The Basics

What is this project all about?

The simple answer is that you are going to tell a story with data.

But, like I mentioned above, you should be spending AT LEAST 50 hours on this project. So, the story you tell has to be a bit complex.

I think the most important piece is choosing data or a research question that you are passionate about! Or, to reference Marie Kondo, one that sparks joy.

I love cycling and I have data on almost all my bike rides for the past 4 or 5 years. Wouldn’t it be cool to tell a story with those data?

I am also passionate about education. I think a lot about how schools are funded. Because I’ve been heading up this fundraiser at my kids’ school, it also has me thinking a lot about how PTO/PTA/etc. can make a difference in what types of resources schools are able to have. Maybe I could find some data regarding that ….

Where do I find data?

  • Like I mentioned above, FIRST find your passion.
  • Once you decide on a topic area, try to come up with some interesting research questions. For example, to use the bike data: Where do I bike most often? How fast do I go? Do I have a typical pattern in my long rides? Could I add some weather information to the data? … Where would I find that? … How would I add that? ….
  • Look for data. In my bike example, it’s pretty easy. The data are on my Garmin. But how do I get it out of there and into R? That’s a harder question, but I bet a bit of searching on the internet might lead you in the right direction. What if your data is not on a Garmin?
    • Try an internet search first. That might lead you to a good source.
    • Kaggle has a ton of data sets. I would not recommend going there first, though. FIRST, find your passion.
    • TidyTuesday data … but again, FIRST, find your passion.
    • If there is a certain subject area you are interested and you know a professor who studies that subject, you could ask them where to find some good data.
    • If there’s data you want from the internet that is not readily available, you could maybe scrape it from the web. We’ll learn some of these techniques very soon.
    • Come talk to me!

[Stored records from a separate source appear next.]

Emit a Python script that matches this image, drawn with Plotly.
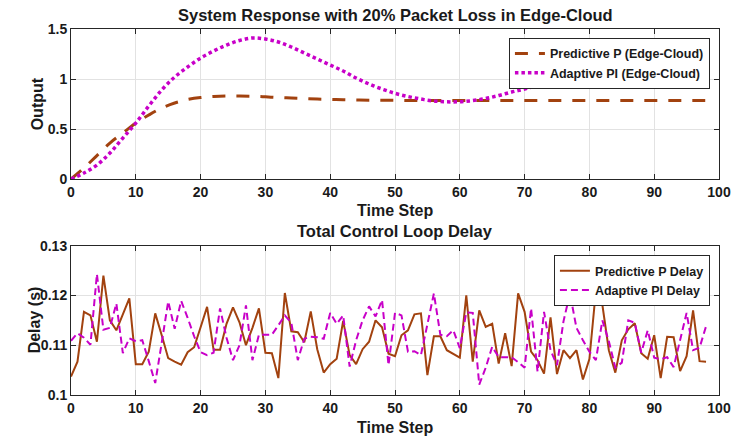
import plotly.graph_objects as go

# ---- Top plot: system response ----
t_top = [0, 2, 4, 6, 8, 10, 12, 14, 16, 18, 20, 22, 24, 26, 28, 30, 32, 34, 36, 38, 40,
         42, 44, 46, 48, 50, 52, 54, 56, 58, 60, 62, 64, 66, 68, 70, 72, 74, 76, 78, 80,
         82, 84, 86, 88, 90, 92, 94, 96, 98]
pred_out = [0.0, 0.11, 0.235, 0.36, 0.46, 0.56, 0.64, 0.71, 0.76, 0.795, 0.815, 0.825, 0.83, 0.83,
            0.828, 0.822, 0.815, 0.81, 0.805, 0.80, 0.797, 0.793, 0.791, 0.789, 0.788, 0.787,
            0.786, 0.786, 0.786, 0.786, 0.786, 0.786, 0.786, 0.786, 0.786, 0.786, 0.786, 0.786,
            0.786, 0.786, 0.786, 0.786, 0.786, 0.786, 0.786, 0.786, 0.786, 0.786, 0.786, 0.786]
adapt_out = [0.0, 0.06, 0.14, 0.26, 0.41, 0.56, 0.73, 0.89, 1.02, 1.12, 1.21, 1.28, 1.34, 1.385,
             1.41, 1.40, 1.37, 1.32, 1.26, 1.20, 1.14, 1.08, 1.01, 0.95, 0.90, 0.857, 0.825,
             0.80, 0.78, 0.772, 0.773, 0.785, 0.805, 0.835, 0.87, 0.90, 0.935, 0.965, 0.99,
             1.02, 1.04, 1.06, 1.08, 1.09, 1.092, 1.09, 1.085, 1.078, 1.07, 1.06]

# ---- Bottom plot: delays ----
t_delay = list(range(99))
pred_delay = [0.1037, 0.1067, 0.1167, 0.1160, 0.1107, 0.1240, 0.1150, 0.1130, 0.1162, 0.1194,
              0.1062, 0.1062, 0.1087, 0.1164, 0.1120, 0.1074, 0.1067, 0.1061, 0.1086, 0.1096,
              0.1136, 0.1177, 0.1091, 0.1091, 0.1143, 0.1176, 0.1146, 0.1100, 0.1135, 0.1174,
              0.1085, 0.1084, 0.1034, 0.1205, 0.1128, 0.1126, 0.1106, 0.1168, 0.1092, 0.1045,
              0.1062, 0.1073, 0.1149, 0.1080, 0.1062, 0.1092, 0.1107, 0.1150, 0.1136, 0.1083,
              0.1078, 0.1120, 0.1130, 0.1162, 0.1164, 0.1040, 0.1118, 0.1118, 0.1090, 0.1083,
              0.1075, 0.1200, 0.1067, 0.1170, 0.1137, 0.1143, 0.1063, 0.1124, 0.1058, 0.1204,
              0.1167, 0.1087, 0.1070, 0.1043, 0.1156, 0.1042, 0.1090, 0.1074, 0.1090, 0.1031,
              0.1072, 0.1210, 0.1181, 0.1090, 0.1045, 0.1110, 0.1132, 0.1144, 0.1084, 0.1073,
              0.1120, 0.1034, 0.1117, 0.1116, 0.1048, 0.1078, 0.1170, 0.1068, 0.1067]
adapt_delay = [0.1109, 0.1124, 0.1115, 0.1101, 0.1243, 0.1131, 0.1135, 0.1184, 0.1084, 0.1114,
               0.1108, 0.1110, 0.1068, 0.1024, 0.1105, 0.1188, 0.1133, 0.1189, 0.1155, 0.1118,
               0.1086, 0.1080, 0.1085, 0.1174, 0.1115, 0.1070, 0.1100, 0.1180, 0.1070, 0.1121,
               0.1121, 0.1121, 0.1140, 0.1160, 0.1145, 0.1070, 0.1113, 0.1117, 0.1116, 0.1113,
               0.1165, 0.1143, 0.1160, 0.1057, 0.1110, 0.1150, 0.1178, 0.1158, 0.1191, 0.1060,
               0.1165, 0.1160, 0.1087, 0.1088, 0.1080, 0.1140, 0.1204, 0.1121, 0.1118, 0.1130,
               0.1094, 0.1166, 0.1165, 0.1021, 0.1055, 0.1097, 0.1076, 0.1076, 0.1076, 0.1066,
               0.1055, 0.1174, 0.1047, 0.1167, 0.1090, 0.1060, 0.1148, 0.1204, 0.1135, 0.1110,
               0.1087, 0.1070, 0.1150, 0.1108, 0.1055, 0.1065, 0.1150, 0.1145, 0.1085, 0.1130,
               0.1075, 0.1072, 0.1076, 0.1056, 0.1110, 0.1165, 0.1090, 0.1095, 0.1138]

x_ticks = [0, 10, 20, 30, 40, 50, 60, 70, 80, 90, 100]
y_ticks_top = [0, 0.5, 1, 1.5]
y_ticks_top_text = ["0", "0.5", "1", "1.5"]
y_ticks_bot = [0.1, 0.11, 0.12, 0.13]
y_ticks_bot_text = ["0.1", "0.11", "0.12", "0.13"]

BROWN = "#A2420F"
MAGENTA = "#C800C8"
FONT = "Liberation Sans"
TXT = "#1a1a1a"

fig = go.Figure()
fig.add_trace(go.Scatter(x=t_top, y=pred_out, mode="lines", name="Predictive P (Edge-Cloud)",
                         line=dict(color=BROWN, width=3, dash="13px,11px", shape="spline"),
                         xaxis="x", yaxis="y", legend="legend"))
fig.add_trace(go.Scatter(x=t_top, y=adapt_out, mode="lines", name="Adaptive PI (Edge-Cloud)",
                         line=dict(color=MAGENTA, width=3.5, dash="3.5px,3px", shape="spline"),
                         xaxis="x", yaxis="y", legend="legend"))
fig.add_trace(go.Scatter(x=t_delay, y=pred_delay, mode="lines", name="Predictive P Delay",
                         line=dict(color=BROWN, width=2),
                         xaxis="x2", yaxis="y2", legend="legend2"))
fig.add_trace(go.Scatter(x=t_delay, y=adapt_delay, mode="lines", name="Adaptive PI Delay",
                         line=dict(color=MAGENTA, width=2, dash="7px,4px"),
                         xaxis="x2", yaxis="y2", legend="legend2"))

axis_common = dict(showline=True, linecolor="#262626", linewidth=1, mirror="ticks",
                   ticks="inside", ticklen=5, tickcolor="#262626",
                   showgrid=True, gridcolor="#E2E2E2", gridwidth=1, zeroline=False,
                   ticklabeloverflow="allow",
                   tickfont=dict(family=FONT, size=14, color=TXT, weight="bold"))

legend_common = dict(font=dict(family=FONT, size=12.5, color=TXT, weight="bold"), bgcolor="white",
                     bordercolor="#262626", borderwidth=1, xanchor="right", yanchor="top",
                     tracegroupgap=0, itemwidth=30)

title_font = dict(family=FONT, size=16.5, color=TXT, weight="bold")
label_font = dict(family=FONT, size=16, color=TXT, weight="bold")

fig.update_layout(
    width=742, height=439,
    margin=dict(l=71, r=11, t=29, b=44),
    paper_bgcolor="white", plot_bgcolor="white",
    showlegend=True,
    xaxis=dict(domain=[0, 1], range=[0, 100], tickvals=x_ticks, anchor="y", **axis_common),
    yaxis=dict(domain=[0.59, 1], range=[0, 1.5], tickvals=y_ticks_top, ticktext=y_ticks_top_text,
               anchor="x", **axis_common),
    xaxis2=dict(domain=[0, 1], range=[0, 100], tickvals=x_ticks, anchor="y2", **axis_common),
    yaxis2=dict(domain=[0, 0.408], range=[0.1, 0.13], tickvals=y_ticks_bot, ticktext=y_ticks_bot_text,
                anchor="x2", **axis_common),
    legend=dict(x=0.986, y=0.976, **legend_common),
    legend2=dict(x=0.986, y=0.382, **legend_common),
    annotations=[
        dict(text="System Response with 20% Packet Loss in Edge-Cloud", xref="paper", yref="paper",
             x=0.5, y=1.009, xanchor="center", yanchor="bottom", showarrow=False, font=title_font),
        dict(text="Total Control Loop Delay", xref="paper", yref="paper",
             x=0.5, y=0.418, xanchor="center", yanchor="bottom", showarrow=False, font=title_font),
        dict(text="Time Step", xref="paper", yref="paper",
             x=0.5, y=0.503, xanchor="center", yanchor="middle", showarrow=False, font=label_font),
        dict(text="Time Step", xref="paper", yref="paper",
             x=0.5, y=-0.089, xanchor="center", yanchor="middle", showarrow=False, font=label_font),
        dict(text="Output", xref="paper", yref="paper", textangle=-90,
             x=-0.052, y=0.795, xanchor="center", yanchor="middle", showarrow=False, font=label_font),
        dict(text="Delay (s)", xref="paper", yref="paper", textangle=-90,
             x=-0.055, y=0.205, xanchor="center", yanchor="middle", showarrow=False, font=label_font),
    ],
)

fig.write_html("out.html")
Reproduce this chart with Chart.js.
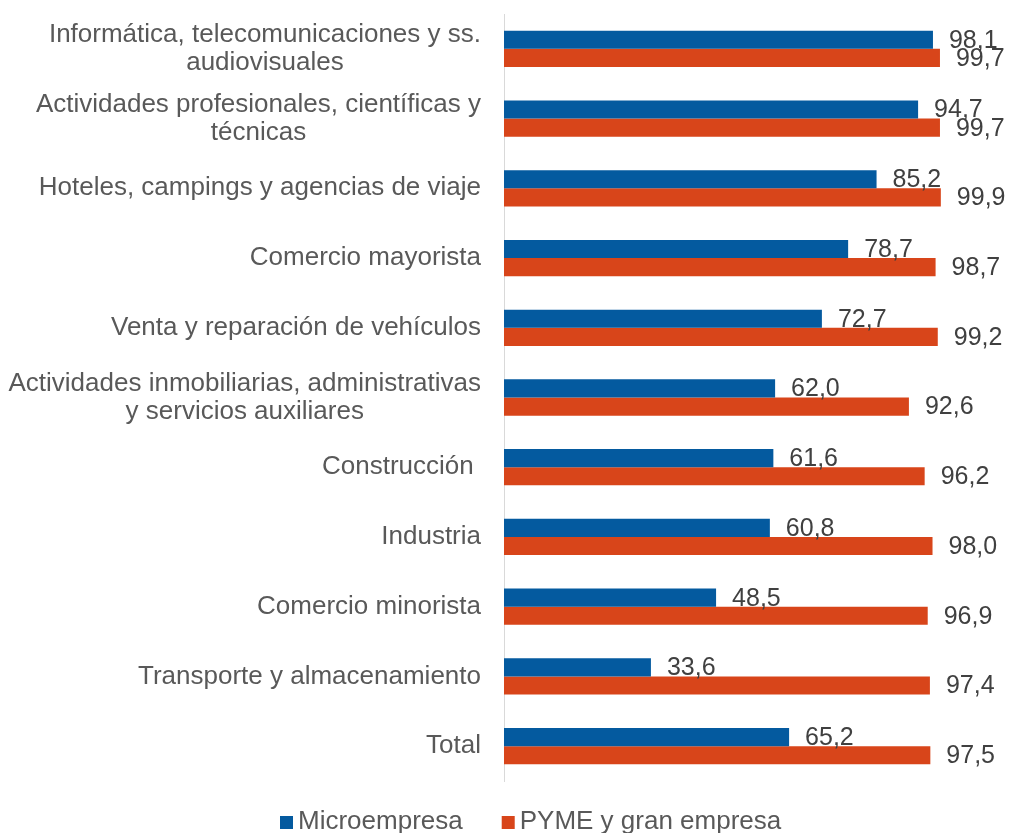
<!DOCTYPE html>
<html lang="es">
<head>
<meta charset="utf-8">
<title>Microempresa vs PYME y gran empresa</title>
<script src="https://cdn.jsdelivr.net/npm/chart.js@4.4.1/dist/chart.umd.min.js"></script>
<style>
    html, body { margin: 0; padding: 0; background: #ffffff; }
    canvas { display: block; }
</style>
</head>
<body>
<canvas id="grafico" width="1010" height="833"></canvas>
<script>
// ── Datos ────────────────────────────────────────────────────────
const categorias = [
    ['Informática, telecomunicaciones y ss.', 'audiovisuales'],
    ['Actividades profesionales, científicas y', 'técnicas'],
    'Hoteles, campings y agencias de viaje',
    'Comercio mayorista',
    'Venta y reparación de vehículos',
    ['Actividades inmobiliarias, administrativas', 'y servicios auxiliares'],
    'Construcción ',
    'Industria',
    'Comercio minorista',
    'Transporte y almacenamiento',
    'Total'
];
const microempresa = [98.1, 94.7, 85.2, 78.7, 72.7, 62.0, 61.6, 60.8, 48.5, 33.6, 65.2];
const pymeGran     = [99.7, 99.7, 99.9, 98.7, 99.2, 92.6, 96.2, 98.0, 96.9, 97.4, 97.5];
const nombresSeries = ['Microempresa', 'PYME y gran empresa'];
const coloresSeries = ['#045a9f', '#d8451a'];

const FUENTE = '"Liberation Sans", Arial, sans-serif';

// ── Etiquetas de categoría, valores y leyenda ────────────────────
const etiquetasPlugin = {
    id: 'etiquetas',
    afterDatasetsDraw(chart) {
        const ctx = chart.ctx;
        const area = chart.chartArea;
        ctx.save();

        // valores al final de cada barra
        ctx.font = '25px ' + FUENTE;
        ctx.fillStyle = '#404040';
        ctx.textAlign = 'left';
        ctx.textBaseline = 'middle';
        chart.data.datasets.forEach((ds, i) => {
            chart.getDatasetMeta(i).data.forEach((bar, j) => {
                ctx.fillText(ds.data[j].toFixed(1).replace('.', ','), bar.x + 16, bar.y + 1);
            });
        });

        // categorías (líneas centradas, bloque alineado a la derecha)
        const escalaY = chart.scales.y;
        ctx.font = '26px ' + FUENTE;
        ctx.fillStyle = '#595959';
        ctx.textAlign = 'center';
        const borde = area.left - 23;
        chart.data.labels.forEach((lab, j) => {
            const lineas = Array.isArray(lab) ? lab : [lab];
            const ancho = Math.max(...lineas.map(l => ctx.measureText(l).width));
            const cx = borde - ancho / 2;
            const cy = escalaY.getPixelForTick(j);
            lineas.forEach((l, k) => {
                ctx.fillText(l, cx, cy + (k - (lineas.length - 1) / 2) * 28);
            });
        });

        // leyenda
        ctx.font = '26px ' + FUENTE;
        ctx.textAlign = 'left';
        const yLeyenda = 822;
        let x = 280;
        chart.data.datasets.forEach(ds => {
            ctx.fillStyle = ds.backgroundColor;
            ctx.fillRect(x, yLeyenda - 6, 13, 13);
            ctx.fillStyle = '#595959';
            ctx.fillText(ds.label, x + 18, yLeyenda);
            x += 18 + ctx.measureText(ds.label).width + 39;
        });

        ctx.restore();
    }
};

new Chart(document.getElementById('grafico').getContext('2d'), {
    type: 'bar',
    data: {
        labels: categorias,
        datasets: [
            { label: nombresSeries[0], data: microempresa, backgroundColor: coloresSeries[0] },
            { label: nombresSeries[1], data: pymeGran,     backgroundColor: coloresSeries[1] }
        ]
    },
    options: {
        indexAxis: 'y',
        responsive: false,
        animation: false,
        barPercentage: 1,
        categoryPercentage: 0.52,
        layout: { padding: { top: 14, right: 25, bottom: 52, left: 0 } },
        plugins: {
            legend: { display: false },
            tooltip: { enabled: false }
        },
        scales: {
            x: { display: false, min: 0, max: 110 },
            y: {
                grid: { display: false },
                ticks: { display: false },
                border: { display: true, color: '#d9d9d9', width: 1 },
                afterFit: s => { s.width = 504; }
            }
        }
    },
    plugins: [etiquetasPlugin]
});
</script>
</body>
</html>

If you have your passion, I can help you find the data!
    • Maybe a local small business or nonprofit would have some data you could use … this would be especially good if it is something you are passionate about!

What does my final project look like?

I am giving you quite a bit of flexibility in what your final project looks like, but I see two larger categories. The one requirement is that it is done completely within R Studio, both the final written work and final presentation. Assume your audience consists of people that read pop-statistics and pop-computing blogs. You should assume that this audience is not familiar with your project but is comfortable with the fundamentals of data science

  1. Technical blog post: similar to a paper, but a bit more casual and perhaps featuring more figures than you would typically include in a paper. We could find tons of examples. Here’s just a few:
  1. Shiny App or flexdashboard: type of interactive dashboard thatwe’ll discuss next week. This option involves less writing but likely requires you to learn a little more coding on your own. In addition to creating the shiny app, you will also be required to submit a “User’s manual” that describes how someone would interact with the app. Check out some examples at the Shiny app gallery, show me shiny gallery, and flexdashboard gallery.

Final Presenation

The final presentatations are fairly short, about 12 minutes for each group with 3-4 minutes of questions. It will include the following:

  • Introduction of your topic/research question.
  • Discussion of how you gathered the data. For some of you, this part will be a short discussion. For others, this could be a huge part of your project. You don’t need to tell us every detail about how you cleaned the data, but showing a couple key things you had to do to have success with your data might be very interesting.
  • Highlight the main conclusions you drew. This should be the largest part of your presentation. Those of you going the blog post route should highlight a few graphs and tables. Those of you doing shiny apps or flexdashboards could show that during the presentation.
  • Optional other parts: discuss any serious challenges you faced and how you overcame them, briefly discuss a new function you used that you think others might find useful, talk about what more you would do if you had more time, etc.